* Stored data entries
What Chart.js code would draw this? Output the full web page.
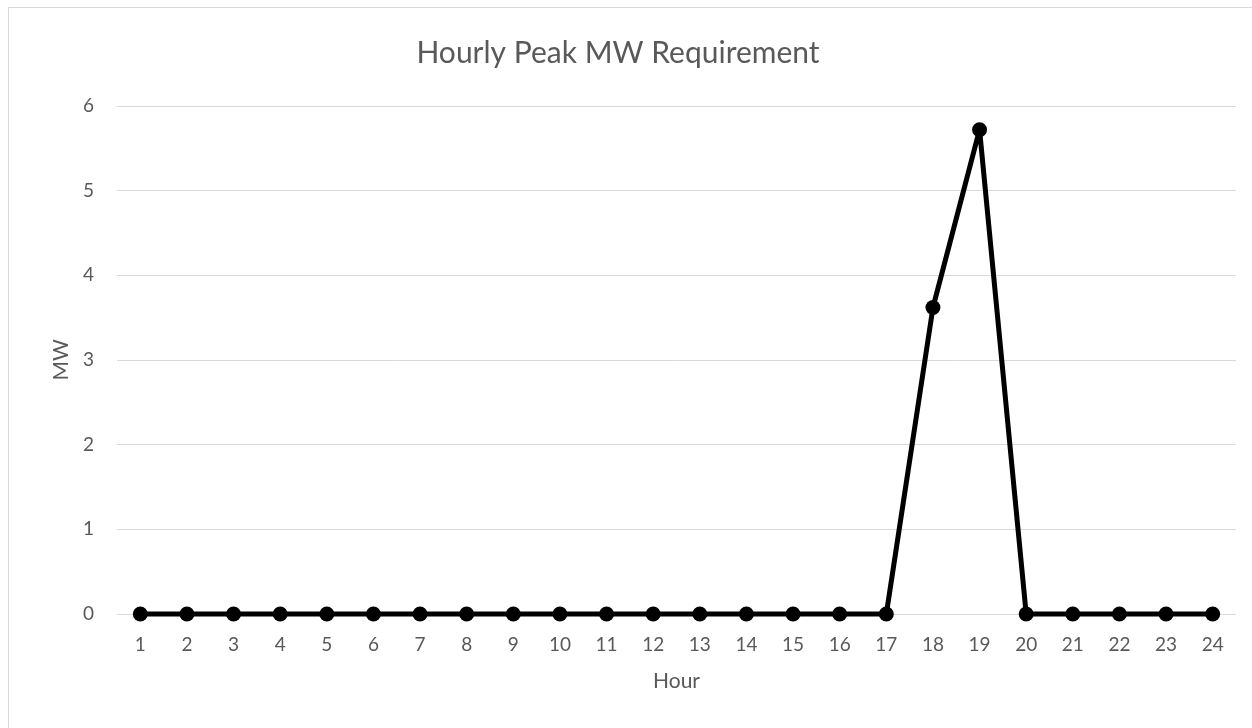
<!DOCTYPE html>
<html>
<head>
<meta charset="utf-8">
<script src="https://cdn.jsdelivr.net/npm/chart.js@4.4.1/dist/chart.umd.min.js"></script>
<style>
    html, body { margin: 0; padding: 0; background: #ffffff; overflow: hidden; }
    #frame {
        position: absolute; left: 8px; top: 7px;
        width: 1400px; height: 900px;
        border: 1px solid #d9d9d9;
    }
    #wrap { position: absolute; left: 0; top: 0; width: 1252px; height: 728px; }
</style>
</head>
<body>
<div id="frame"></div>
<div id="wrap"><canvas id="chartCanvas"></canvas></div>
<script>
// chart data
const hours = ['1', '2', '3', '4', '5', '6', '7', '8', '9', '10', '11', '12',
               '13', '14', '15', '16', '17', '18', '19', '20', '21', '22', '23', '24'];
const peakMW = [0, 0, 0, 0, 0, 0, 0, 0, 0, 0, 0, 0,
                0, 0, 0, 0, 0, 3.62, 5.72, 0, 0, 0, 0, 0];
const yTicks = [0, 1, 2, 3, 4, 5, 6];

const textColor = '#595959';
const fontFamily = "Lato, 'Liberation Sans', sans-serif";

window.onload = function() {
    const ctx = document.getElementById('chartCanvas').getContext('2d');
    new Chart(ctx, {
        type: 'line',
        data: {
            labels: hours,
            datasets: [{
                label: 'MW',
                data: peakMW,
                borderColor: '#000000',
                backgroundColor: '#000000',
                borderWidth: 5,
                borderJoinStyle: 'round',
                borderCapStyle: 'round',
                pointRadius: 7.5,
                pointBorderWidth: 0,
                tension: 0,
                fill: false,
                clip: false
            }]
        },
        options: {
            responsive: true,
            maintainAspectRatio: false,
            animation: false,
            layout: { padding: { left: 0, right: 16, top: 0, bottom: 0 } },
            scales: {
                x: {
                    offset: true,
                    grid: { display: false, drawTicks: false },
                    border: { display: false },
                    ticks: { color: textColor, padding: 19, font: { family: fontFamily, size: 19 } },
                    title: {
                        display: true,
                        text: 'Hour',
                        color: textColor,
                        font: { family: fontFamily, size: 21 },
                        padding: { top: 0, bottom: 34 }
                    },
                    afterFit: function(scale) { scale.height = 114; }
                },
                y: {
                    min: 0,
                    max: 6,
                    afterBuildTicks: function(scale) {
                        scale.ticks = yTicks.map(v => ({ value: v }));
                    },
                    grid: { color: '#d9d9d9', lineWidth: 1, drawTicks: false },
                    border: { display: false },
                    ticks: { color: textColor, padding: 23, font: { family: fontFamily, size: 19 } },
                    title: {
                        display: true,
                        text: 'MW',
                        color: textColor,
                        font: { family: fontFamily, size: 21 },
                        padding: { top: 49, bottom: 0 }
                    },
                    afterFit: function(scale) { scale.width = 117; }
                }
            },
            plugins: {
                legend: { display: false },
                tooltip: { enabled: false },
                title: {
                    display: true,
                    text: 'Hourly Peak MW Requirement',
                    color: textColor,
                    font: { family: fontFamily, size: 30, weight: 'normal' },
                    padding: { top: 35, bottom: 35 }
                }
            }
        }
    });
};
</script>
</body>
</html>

--

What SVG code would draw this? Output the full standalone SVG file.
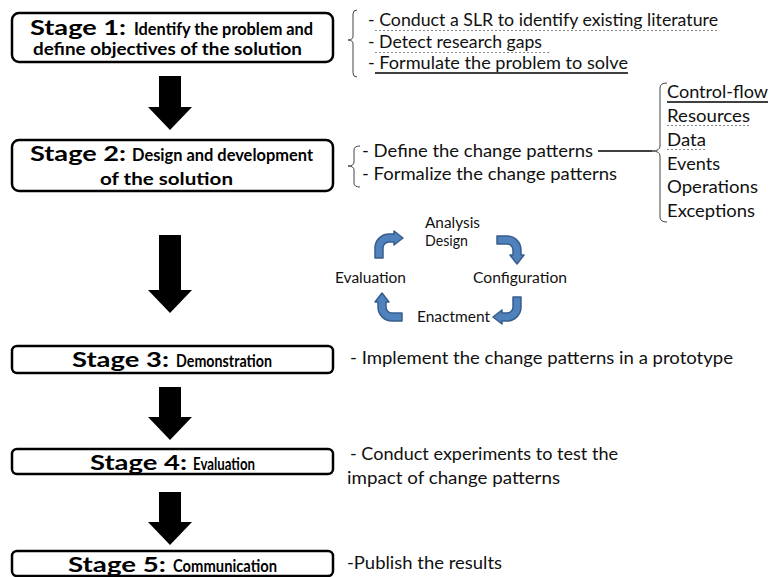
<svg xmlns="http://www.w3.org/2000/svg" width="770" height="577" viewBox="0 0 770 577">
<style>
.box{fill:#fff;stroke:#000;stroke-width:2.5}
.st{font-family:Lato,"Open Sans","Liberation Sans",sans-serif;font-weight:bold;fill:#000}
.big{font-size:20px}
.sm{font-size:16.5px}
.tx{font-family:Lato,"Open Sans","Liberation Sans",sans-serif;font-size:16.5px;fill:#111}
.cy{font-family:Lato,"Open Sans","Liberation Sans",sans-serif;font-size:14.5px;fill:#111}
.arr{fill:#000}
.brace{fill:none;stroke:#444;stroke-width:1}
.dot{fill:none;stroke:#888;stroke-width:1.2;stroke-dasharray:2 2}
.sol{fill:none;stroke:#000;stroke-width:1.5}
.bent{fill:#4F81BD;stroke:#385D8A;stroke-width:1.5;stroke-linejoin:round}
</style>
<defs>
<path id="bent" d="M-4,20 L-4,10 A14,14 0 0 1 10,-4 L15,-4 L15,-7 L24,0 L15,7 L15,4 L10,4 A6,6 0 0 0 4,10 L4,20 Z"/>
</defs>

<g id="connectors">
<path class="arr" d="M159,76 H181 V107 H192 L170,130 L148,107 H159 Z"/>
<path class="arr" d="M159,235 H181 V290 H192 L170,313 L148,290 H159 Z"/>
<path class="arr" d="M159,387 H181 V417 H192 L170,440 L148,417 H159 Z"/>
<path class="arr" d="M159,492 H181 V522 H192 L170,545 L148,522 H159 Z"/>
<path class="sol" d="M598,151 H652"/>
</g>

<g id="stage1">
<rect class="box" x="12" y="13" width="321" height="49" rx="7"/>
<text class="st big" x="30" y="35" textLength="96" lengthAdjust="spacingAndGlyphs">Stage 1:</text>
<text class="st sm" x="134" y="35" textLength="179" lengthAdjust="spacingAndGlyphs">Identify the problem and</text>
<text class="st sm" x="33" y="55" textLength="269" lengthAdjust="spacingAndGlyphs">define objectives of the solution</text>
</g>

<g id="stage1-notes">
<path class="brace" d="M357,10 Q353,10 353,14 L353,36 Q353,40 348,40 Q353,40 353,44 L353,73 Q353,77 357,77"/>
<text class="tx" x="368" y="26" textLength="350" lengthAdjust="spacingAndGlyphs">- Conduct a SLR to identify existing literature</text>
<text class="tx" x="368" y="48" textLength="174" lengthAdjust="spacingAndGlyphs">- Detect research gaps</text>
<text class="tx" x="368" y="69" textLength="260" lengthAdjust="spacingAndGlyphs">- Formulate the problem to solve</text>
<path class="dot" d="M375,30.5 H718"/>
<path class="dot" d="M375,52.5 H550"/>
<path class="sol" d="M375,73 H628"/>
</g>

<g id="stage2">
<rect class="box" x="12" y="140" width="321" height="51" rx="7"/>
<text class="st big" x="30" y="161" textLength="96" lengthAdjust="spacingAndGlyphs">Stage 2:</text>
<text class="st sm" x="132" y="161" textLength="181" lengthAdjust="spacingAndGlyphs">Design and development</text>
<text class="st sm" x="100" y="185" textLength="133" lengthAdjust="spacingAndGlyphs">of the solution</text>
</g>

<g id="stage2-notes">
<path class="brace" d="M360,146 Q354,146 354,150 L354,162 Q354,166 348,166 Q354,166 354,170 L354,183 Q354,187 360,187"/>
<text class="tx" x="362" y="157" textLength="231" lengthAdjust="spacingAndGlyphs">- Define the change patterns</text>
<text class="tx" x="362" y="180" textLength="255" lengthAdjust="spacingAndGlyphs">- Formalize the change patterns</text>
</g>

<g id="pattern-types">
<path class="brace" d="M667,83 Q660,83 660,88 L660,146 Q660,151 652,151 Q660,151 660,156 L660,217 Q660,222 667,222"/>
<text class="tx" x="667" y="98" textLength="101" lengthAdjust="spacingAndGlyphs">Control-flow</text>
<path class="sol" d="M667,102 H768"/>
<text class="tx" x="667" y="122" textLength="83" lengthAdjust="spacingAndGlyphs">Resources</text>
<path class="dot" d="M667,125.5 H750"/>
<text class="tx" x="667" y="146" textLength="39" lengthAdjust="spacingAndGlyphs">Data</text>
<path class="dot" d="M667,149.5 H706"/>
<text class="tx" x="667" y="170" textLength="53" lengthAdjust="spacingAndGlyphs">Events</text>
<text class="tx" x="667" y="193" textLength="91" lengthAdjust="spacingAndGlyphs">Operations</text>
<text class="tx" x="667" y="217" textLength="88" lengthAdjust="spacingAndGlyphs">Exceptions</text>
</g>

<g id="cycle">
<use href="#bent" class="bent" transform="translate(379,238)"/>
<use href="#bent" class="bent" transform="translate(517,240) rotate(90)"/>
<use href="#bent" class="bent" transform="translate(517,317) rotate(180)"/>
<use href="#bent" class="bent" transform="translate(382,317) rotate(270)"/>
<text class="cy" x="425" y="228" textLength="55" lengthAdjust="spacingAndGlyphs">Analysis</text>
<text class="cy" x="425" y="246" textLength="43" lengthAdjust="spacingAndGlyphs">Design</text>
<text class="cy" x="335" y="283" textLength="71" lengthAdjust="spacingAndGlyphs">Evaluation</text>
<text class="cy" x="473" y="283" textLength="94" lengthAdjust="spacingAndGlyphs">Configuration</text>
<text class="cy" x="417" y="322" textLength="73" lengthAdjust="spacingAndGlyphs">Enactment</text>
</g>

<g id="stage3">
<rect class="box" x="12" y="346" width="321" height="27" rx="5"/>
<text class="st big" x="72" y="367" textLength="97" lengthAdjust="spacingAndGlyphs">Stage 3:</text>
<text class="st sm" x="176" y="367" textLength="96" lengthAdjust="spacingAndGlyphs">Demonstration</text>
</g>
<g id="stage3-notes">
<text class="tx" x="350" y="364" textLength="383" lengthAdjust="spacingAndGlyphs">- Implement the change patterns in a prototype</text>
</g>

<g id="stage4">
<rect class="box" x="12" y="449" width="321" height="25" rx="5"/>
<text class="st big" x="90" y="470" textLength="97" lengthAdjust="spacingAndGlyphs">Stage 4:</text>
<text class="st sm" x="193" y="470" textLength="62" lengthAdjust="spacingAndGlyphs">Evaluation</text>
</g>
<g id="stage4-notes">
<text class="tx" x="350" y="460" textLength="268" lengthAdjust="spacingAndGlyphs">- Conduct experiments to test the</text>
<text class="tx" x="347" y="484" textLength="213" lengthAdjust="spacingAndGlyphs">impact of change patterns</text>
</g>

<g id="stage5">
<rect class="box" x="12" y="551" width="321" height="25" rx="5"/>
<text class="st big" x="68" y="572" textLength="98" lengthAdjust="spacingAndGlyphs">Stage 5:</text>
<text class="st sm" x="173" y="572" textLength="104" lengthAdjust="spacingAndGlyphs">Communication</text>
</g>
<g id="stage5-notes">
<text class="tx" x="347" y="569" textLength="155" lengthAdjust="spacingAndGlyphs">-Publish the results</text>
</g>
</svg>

...

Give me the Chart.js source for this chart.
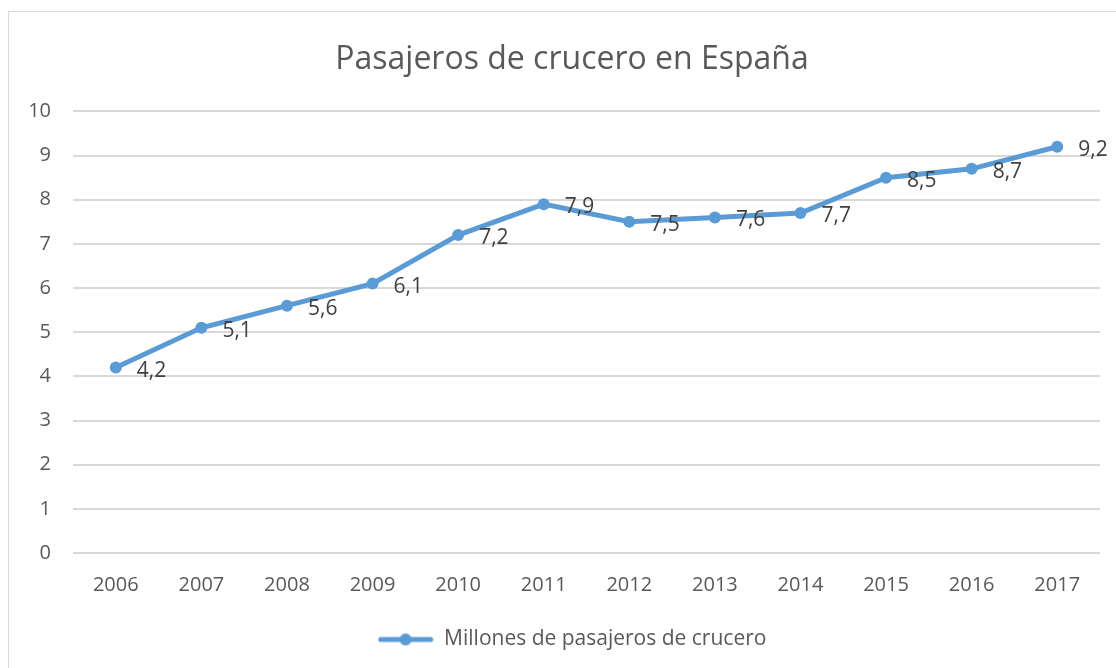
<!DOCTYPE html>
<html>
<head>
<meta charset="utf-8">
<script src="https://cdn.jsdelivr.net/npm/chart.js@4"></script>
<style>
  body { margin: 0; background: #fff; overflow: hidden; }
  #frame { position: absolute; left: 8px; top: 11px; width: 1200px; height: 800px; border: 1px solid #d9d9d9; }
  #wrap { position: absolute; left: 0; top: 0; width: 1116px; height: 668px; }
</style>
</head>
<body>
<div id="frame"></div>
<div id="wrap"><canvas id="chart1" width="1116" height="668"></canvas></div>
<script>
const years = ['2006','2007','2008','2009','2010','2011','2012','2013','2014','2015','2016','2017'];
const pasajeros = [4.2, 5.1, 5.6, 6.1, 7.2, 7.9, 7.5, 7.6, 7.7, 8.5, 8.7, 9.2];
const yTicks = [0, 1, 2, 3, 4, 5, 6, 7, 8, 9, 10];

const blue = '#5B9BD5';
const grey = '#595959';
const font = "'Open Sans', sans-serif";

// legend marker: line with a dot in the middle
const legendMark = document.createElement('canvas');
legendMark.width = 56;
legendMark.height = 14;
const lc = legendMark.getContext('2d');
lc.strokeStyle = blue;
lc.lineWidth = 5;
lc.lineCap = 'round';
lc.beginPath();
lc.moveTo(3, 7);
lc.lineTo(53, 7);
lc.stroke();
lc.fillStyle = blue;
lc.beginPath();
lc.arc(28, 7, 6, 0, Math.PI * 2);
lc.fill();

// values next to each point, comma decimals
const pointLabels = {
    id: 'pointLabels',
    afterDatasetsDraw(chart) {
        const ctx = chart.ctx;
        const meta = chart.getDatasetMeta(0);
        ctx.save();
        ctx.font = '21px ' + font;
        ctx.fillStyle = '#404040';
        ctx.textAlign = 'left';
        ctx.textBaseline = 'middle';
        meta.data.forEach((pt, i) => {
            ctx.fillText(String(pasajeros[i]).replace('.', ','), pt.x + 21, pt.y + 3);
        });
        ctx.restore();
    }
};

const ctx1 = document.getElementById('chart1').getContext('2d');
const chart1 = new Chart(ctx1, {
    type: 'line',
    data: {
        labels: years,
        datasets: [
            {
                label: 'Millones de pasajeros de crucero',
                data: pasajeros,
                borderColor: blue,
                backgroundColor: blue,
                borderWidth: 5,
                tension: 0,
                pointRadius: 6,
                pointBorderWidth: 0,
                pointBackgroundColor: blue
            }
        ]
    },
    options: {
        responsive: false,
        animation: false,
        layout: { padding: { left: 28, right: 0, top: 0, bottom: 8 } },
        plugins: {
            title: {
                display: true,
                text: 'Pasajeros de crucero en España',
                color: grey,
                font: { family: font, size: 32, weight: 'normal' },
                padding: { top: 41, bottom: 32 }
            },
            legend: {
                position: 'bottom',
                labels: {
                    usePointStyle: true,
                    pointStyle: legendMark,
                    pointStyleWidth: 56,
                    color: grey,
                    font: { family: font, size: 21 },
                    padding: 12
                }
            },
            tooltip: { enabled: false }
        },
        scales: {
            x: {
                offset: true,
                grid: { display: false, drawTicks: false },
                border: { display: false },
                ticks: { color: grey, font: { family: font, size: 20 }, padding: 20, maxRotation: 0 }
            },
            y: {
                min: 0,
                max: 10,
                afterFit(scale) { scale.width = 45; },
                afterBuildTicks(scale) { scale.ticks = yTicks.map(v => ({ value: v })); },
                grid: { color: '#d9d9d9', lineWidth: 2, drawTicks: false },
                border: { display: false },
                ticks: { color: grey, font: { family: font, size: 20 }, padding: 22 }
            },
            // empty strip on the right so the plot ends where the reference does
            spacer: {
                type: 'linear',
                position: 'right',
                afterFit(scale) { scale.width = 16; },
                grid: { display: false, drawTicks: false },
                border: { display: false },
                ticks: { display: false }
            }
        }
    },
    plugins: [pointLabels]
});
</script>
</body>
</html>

* Work required
Report all lines of the data above that include the string "code".

* Solution below
What Chart.js code would draw this? Output the full web page.
What SVG code would draw this? Output the full standalone SVG file.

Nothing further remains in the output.